Fit and Finish: (4) Reunion Blues takes pride in all their cases and it shows. I can’t think of any nicer materials than what they used. the very dense and ridged outer fabric and super plush silky velvet pair very well to make a nice case. Other features are the double stitched piping and a nice large section of waffled plastic on the bottom exterior. This thing will not fall apart. I think this will take a beating…. BUT it is still a soft case. it is not designed to have something heavy placed on it. It will collapse. But for a semi hard case it is top notch and I am hard pressed to find an issue for what it is.
My one issue in the design of this case is that it is too short for an 8-string tenor. seems that for the price and all the thought put into it, and extra 2 inches would have gone a long way. In the picture is my Kanile’a Tenor 8-string.
Smell: (Nothing) I had it for a year, so the new smell is gone. even keeping it closed it seems to not off gas at all. (Some off gassing can hurt certain finishes)
My personal thoughts are that this is an overpriced rigid gig bag. For $150 you could buy a really nice hard case that could actually withstand having something on top of it. Some airlines will make you check a tenor uke because it is too long for overhead bins (I have never had to) and if that is the case this will be crushed in a minute.
It is also too deep and not long enough for some ukes. If you had an 8-string or a slotted head you are screwed. Also it is too deep externally since it has a puffed out ridged pocket that fits nothing except a few tuners and small things. The front pocket is not the width of the case so no book or sheet music would fit. Why not get a hard case if you want no storage.
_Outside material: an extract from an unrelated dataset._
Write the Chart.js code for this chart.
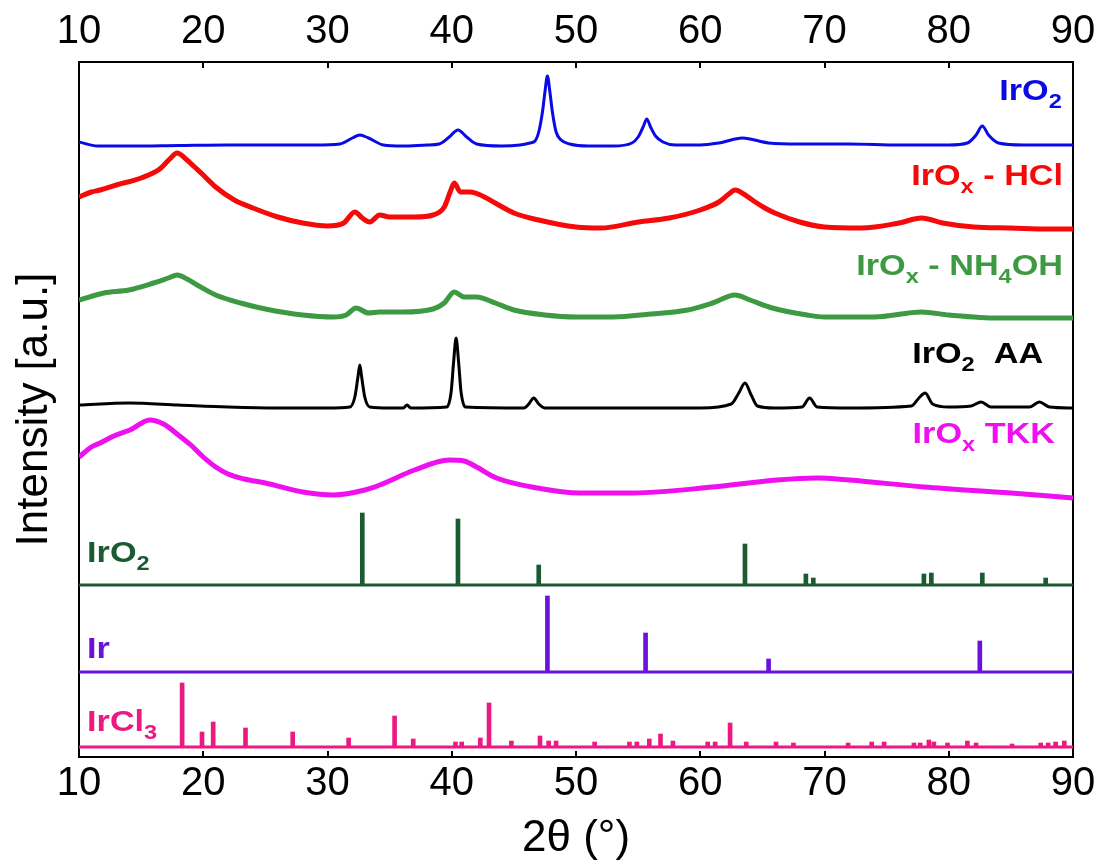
<!DOCTYPE html>
<html>
<head>
<meta charset="utf-8">
<script src="https://cdn.jsdelivr.net/npm/chart.js@4/dist/chart.umd.min.js"></script>
<style>
  html, body { margin: 0; padding: 0; background: #fff; }
  #wrap { width: 1104px; height: 865px; }
</style>
</head>
<body>
<div id="wrap"><canvas id="xrd" width="1104" height="865"></canvas></div>
<script>
const FONT = "'Liberation Sans', Arial, Helvetica, sans-serif";

const BLUE = '#0a0ae6';
const RED = '#f50a0a';
const GREEN = '#3e9a42';
const BLACK = '#000000';
const MAGENTA = '#ee10ee';
const DKGREEN = '#1c5a32';
const PURPLE = '#6a12dc';
const PINK = '#ec1a80';

// measured scans: [2theta, stacked intensity (a.u.)]
const irO2Scan = [[10, 615], [11.5, 611], [14, 611], [18, 611.5], [22, 612], [26, 612], [29, 612], [31, 613],
  [32, 619], [32.6, 622], [33.3, 619], [34.5, 612], [36, 611], [38, 612], [39, 613], [39.8, 620], [40.5, 627],
  [41.2, 620], [42, 613], [44, 611], [45.5, 612], [46.3, 614], [46.7, 616], [47.0, 625], [47.3, 645],
  [47.5, 665], [47.7, 681], [47.9, 665], [48.1, 645], [48.4, 625], [48.8, 617], [49.5, 613], [51, 611],
  [53, 611], [54.5, 614], [55.0, 620], [55.4, 630], [55.7, 638], [56.0, 630], [56.4, 621], [57, 615],
  [58, 612], [60, 612], [61.5, 614], [63.4, 619], [65.5, 614], [68, 613], [72, 613], [76, 612], [80, 612],
  [81.5, 614], [82.2, 622], [82.7, 631], [83.2, 622], [84, 614], [86, 612], [90, 612]];

const hclScan = [[10, 560], [11, 565], [11.7, 567], [13, 572], [15, 579], [16.5, 588], [17.3, 598], [17.9, 604],
  [18.6, 598], [19.3, 590], [20, 582], [21, 570], [22.5, 557], [24, 549], [26, 540], [28, 534], [30, 531],
  [31.3, 534], [32.2, 545], [32.8, 539], [33.4, 535], [34.2, 542], [35, 540], [37, 540], [38.5, 542],
  [39.4, 550], [39.9, 566], [40.2, 574], [40.7, 565], [41.5, 565], [42.3, 562], [43.5, 554], [45, 544],
  [47, 537], [50, 530], [52, 529], [55, 535], [57.5, 539], [60, 547], [61.5, 555], [62.3, 563], [62.8, 567],
  [63.5, 563], [64.3, 556], [65.2, 549], [66, 544], [68, 535], [70, 530], [73, 529], [76, 534], [77.8, 539],
  [79.5, 534], [82, 530], [85, 529], [88, 528], [90, 528]];

const nh4ohScan = [[10, 457], [12, 464], [14, 467], [16, 474], [17.2, 479], [17.9, 482], [18.7, 478], [19.5, 472],
  [21, 462], [23, 454], [25, 448], [28, 442], [30.5, 440], [31.5, 442], [32.3, 449], [33.3, 444], [34.2, 445],
  [36, 445], [38.5, 448], [39.4, 454], [40.2, 465], [41, 460], [42, 460], [43.5, 454], [45, 447], [47.5, 442],
  [50, 440], [53, 440], [56, 443], [59, 447], [61, 454], [62.8, 462], [64, 457], [65.8, 449], [68.6, 442],
  [70, 440], [74, 440], [77.8, 445], [80, 442], [84, 439], [90, 439]];

const aaScan = [[10, 352], [14, 354], [18, 352], [22, 350], [26, 349], [30, 349], [31.8, 350], [32.2, 360],
  [32.45, 380], [32.6, 392], [32.75, 380], [33.0, 360], [33.4, 350], [35, 349], [36.1, 349], [36.4, 352],
  [36.7, 349], [39.6, 350], [39.95, 365], [40.15, 395], [40.35, 419], [40.55, 395], [40.75, 365], [41.1, 350],
  [45.8, 349], [46.2, 353], [46.6, 359], [47.0, 353], [47.5, 349], [55, 349], [60, 349], [62.5, 353],
  [63.1, 364], [63.6, 374], [64.1, 362], [64.6, 351], [66, 349], [68.2, 350], [68.8, 359], [69.4, 350],
  [72, 349], [77.0, 351], [77.6, 359], [78.1, 364], [78.7, 353], [80, 350], [81.8, 351], [82.6, 355],
  [83.4, 350], [86.5, 350], [87.3, 355], [88.1, 350], [90, 349]];

const tkkScan = [[10, 300], [11, 310], [11.7, 314], [12.8, 321], [14.1, 327], [15.7, 337], [16.8, 333], [18, 322],
  [19, 312], [20, 300], [21, 290], [22, 283], [23.3, 278], [25, 274], [28, 265], [30.5, 262], [33, 267],
  [34.2, 272], [37, 287], [39.8, 297], [41, 296], [42, 290], [43.6, 279], [46.9, 269], [50.3, 264], [54.6, 264],
  [61, 270], [66.2, 277], [69.4, 279], [72, 277], [78, 270], [85, 264], [90, 259]];

// reference patterns: baseline offset, peak positions and heights
const refIrO2Base = 172;
const refIrO2Pos = [32.8, 40.5, 47.0, 63.6, 68.5, 69.1, 78.0, 78.6, 82.7, 87.8];
const refIrO2Height = [72, 66, 20, 41, 11, 7, 11, 12, 12, 7];

const refIrBase = 85;
const refIrPos = [47.7, 55.6, 65.5, 82.5];
const refIrHeight = [76, 39, 13, 31];

const refIrCl3Base = 10;
const refIrCl3Pos = [18.3, 19.9, 20.8, 23.4, 27.2, 31.7, 35.4, 36.9, 40.3, 40.8, 42.3, 43.0, 44.8, 47.1, 47.8,
  48.4, 51.5, 54.3, 54.9, 55.9, 56.8, 57.8, 60.6, 61.2, 62.4, 63.7, 66.1, 67.5, 71.9, 73.8, 74.8, 77.2, 77.7,
  78.4, 78.8, 79.9, 81.5, 82.2, 85.1, 87.4, 88.0, 88.6, 89.3];
const refIrCl3Height = [64, 15, 25, 19, 15, 9, 31, 8, 5, 5, 9, 44, 6, 11, 6,
  6, 5, 5, 5, 8, 13, 6, 5, 5, 24, 5, 5, 4, 4, 5, 5, 4, 4,
  7, 5, 4, 6, 4, 3, 4, 4, 5, 6];

const xTicks = [10, 20, 30, 40, 50, 60, 70, 80, 90];

// label text parts: [text, subscript?]
const seriesLabels = [
  { parts: [['IrO', false], ['2', true]], color: BLUE, x: 89.1, y: 657, align: 'right' },
  { parts: [['IrO', false], ['x', true], [' - HCl', false]], color: RED, x: 89.2, y: 572, align: 'right' },
  { parts: [['IrO', false], ['x', true], [' - NH', false], ['4', true], ['OH', false]], color: GREEN, x: 89.2, y: 482, align: 'right' },
  { parts: [['IrO', false], ['2', true], ['  AA', false]], color: BLACK, x: 87.6, y: 394, align: 'right' },
  { parts: [['IrO', false], ['x', true], [' TKK', false]], color: MAGENTA, x: 88.55, y: 314, align: 'right' },
  { parts: [['IrO', false], ['2', true]], color: DKGREEN, x: 10.65, y: 195, align: 'left' },
  { parts: [['Ir', false]], color: PURPLE, x: 10.65, y: 99, align: 'left' },
  { parts: [['IrCl', false], ['3', true]], color: PINK, x: 10.65, y: 26, align: 'left' }
];

const scanDataset = (scan, color, width) => ({
  type: 'line',
  data: scan.map(([x, y]) => ({ x, y })),
  borderColor: color,
  borderWidth: width,
  pointRadius: 0,
  fill: false,
  cubicInterpolationMode: 'monotone'
});

const baselineDataset = (base, color) => ({
  type: 'line',
  data: [{ x: xTicks[0], y: base }, { x: xTicks[xTicks.length - 1], y: base }],
  borderColor: color,
  borderWidth: 3,
  pointRadius: 0,
  fill: false
});

const stickDataset = (pos, heights, base, color) => ({
  type: 'bar',
  data: pos.map((p, i) => ({ x: p, y: [base, base + heights[i]] })),
  backgroundColor: color,
  borderWidth: 0,
  barThickness: 4,
  grouped: false
});

// inward tick marks on top and bottom axes
const innerTicks = {
  id: 'innerTicks',
  afterDraw(chart) {
    const { ctx, chartArea, scales } = chart;
    ctx.save();
    ctx.strokeStyle = '#000';
    ctx.lineWidth = 2;
    ctx.beginPath();
    xTicks.slice(1, -1).forEach(v => {
      const px = Math.round(scales.x.getPixelForValue(v));
      ctx.moveTo(px, chartArea.top);
      ctx.lineTo(px, chartArea.top + 6);
      ctx.moveTo(px, chartArea.bottom);
      ctx.lineTo(px, chartArea.bottom - 6);
    });
    ctx.stroke();
    ctx.restore();
  }
};

// sample names with subscripts
const curveLabels = {
  id: 'curveLabels',
  afterDatasetsDraw(chart) {
    const { ctx, scales } = chart;
    const mainFont = `bold 29px ${FONT}`;
    const subFont = `bold 20px ${FONT}`;
    ctx.save();
    ctx.textBaseline = 'alphabetic';
    ctx.textAlign = 'left';
    seriesLabels.forEach(lbl => {
      let total = 0;
      const widths = lbl.parts.map(([t, sub]) => {
        ctx.font = sub ? subFont : mainFont;
        const w = ctx.measureText(t).width;
        total += w;
        return w;
      });
      ctx.save();
      ctx.translate(scales.x.getPixelForValue(lbl.x), scales.y.getPixelForValue(lbl.y));
      ctx.scale(1.18, 1);
      ctx.fillStyle = lbl.color;
      let cx = lbl.align === 'right' ? -total : 0;
      lbl.parts.forEach(([t, sub], i) => {
        ctx.font = sub ? subFont : mainFont;
        ctx.fillText(t, cx, sub ? 8 : 0);
        cx += widths[i];
      });
      ctx.restore();
    });
    ctx.restore();
  }
};

const axisFont = { family: FONT, size: 40 };
const titleFont = { family: FONT, size: 44 };
const frame = { display: true, color: '#000', width: 2 };

new Chart(document.getElementById('xrd'), {
  type: 'line',
  data: {
    datasets: [
      scanDataset(irO2Scan, BLUE, 3),
      scanDataset(hclScan, RED, 5),
      scanDataset(nh4ohScan, GREEN, 5),
      scanDataset(aaScan, BLACK, 3),
      scanDataset(tkkScan, MAGENTA, 5),
      baselineDataset(refIrO2Base, DKGREEN),
      stickDataset(refIrO2Pos, refIrO2Height, refIrO2Base, DKGREEN),
      baselineDataset(refIrBase, PURPLE),
      stickDataset(refIrPos, refIrHeight, refIrBase, PURPLE),
      baselineDataset(refIrCl3Base, PINK),
      stickDataset(refIrCl3Pos, refIrCl3Height, refIrCl3Base, PINK)
    ]
  },
  options: {
    responsive: false,
    animation: false,
    events: [],
    layout: { padding: 0 },
    plugins: {
      legend: { display: false },
      tooltip: { enabled: false }
    },
    scales: {
      x: {
        type: 'linear',
        position: 'bottom',
        min: 10,
        max: 90,
        offset: false,
        ticks: { stepSize: 10, autoSkip: false, maxRotation: 0, color: '#000', font: axisFont, padding: 3 },
        grid: { display: false, drawTicks: false },
        border: frame,
        title: { display: true, text: '2θ (°)', color: '#000', font: titleFont, padding: { top: 0, bottom: 0 } },
        afterFit: s => { s.height = 108; }
      },
      x2: {
        type: 'linear',
        position: 'top',
        min: 10,
        max: 90,
        offset: false,
        ticks: { stepSize: 10, autoSkip: false, maxRotation: 0, color: '#000', font: axisFont, padding: 6 },
        grid: { display: false, drawTicks: false },
        border: frame,
        afterFit: s => { s.height = 62; }
      },
      y: {
        type: 'linear',
        position: 'left',
        min: 0,
        max: 695,
        ticks: { display: false },
        grid: { display: false, drawTicks: false },
        border: frame,
        title: { display: true, text: 'Intensity [a.u.]', color: '#000', font: titleFont, padding: { top: 8, bottom: 0 } },
        afterFit: s => { s.width = 79; }
      },
      y2: {
        type: 'linear',
        position: 'right',
        min: 0,
        max: 695,
        ticks: { display: false },
        grid: { display: false, drawTicks: false },
        border: frame,
        afterFit: s => { s.width = 31; }
      }
    }
  },
  plugins: [innerTicks, curveLabels]
});
</script>
</body>
</html>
As I reread this I know it sounds like a rant, sorry about that, but I see products come out and I know they tried to design a case that is light and use the “best” materials, but sometimes that makes for an overpriced thing that few will buy, and those that do seem to think they got a good deal and will be protected. A soft-shell case (Hard foam inside, canvas outer) would be better and 1/5 the price.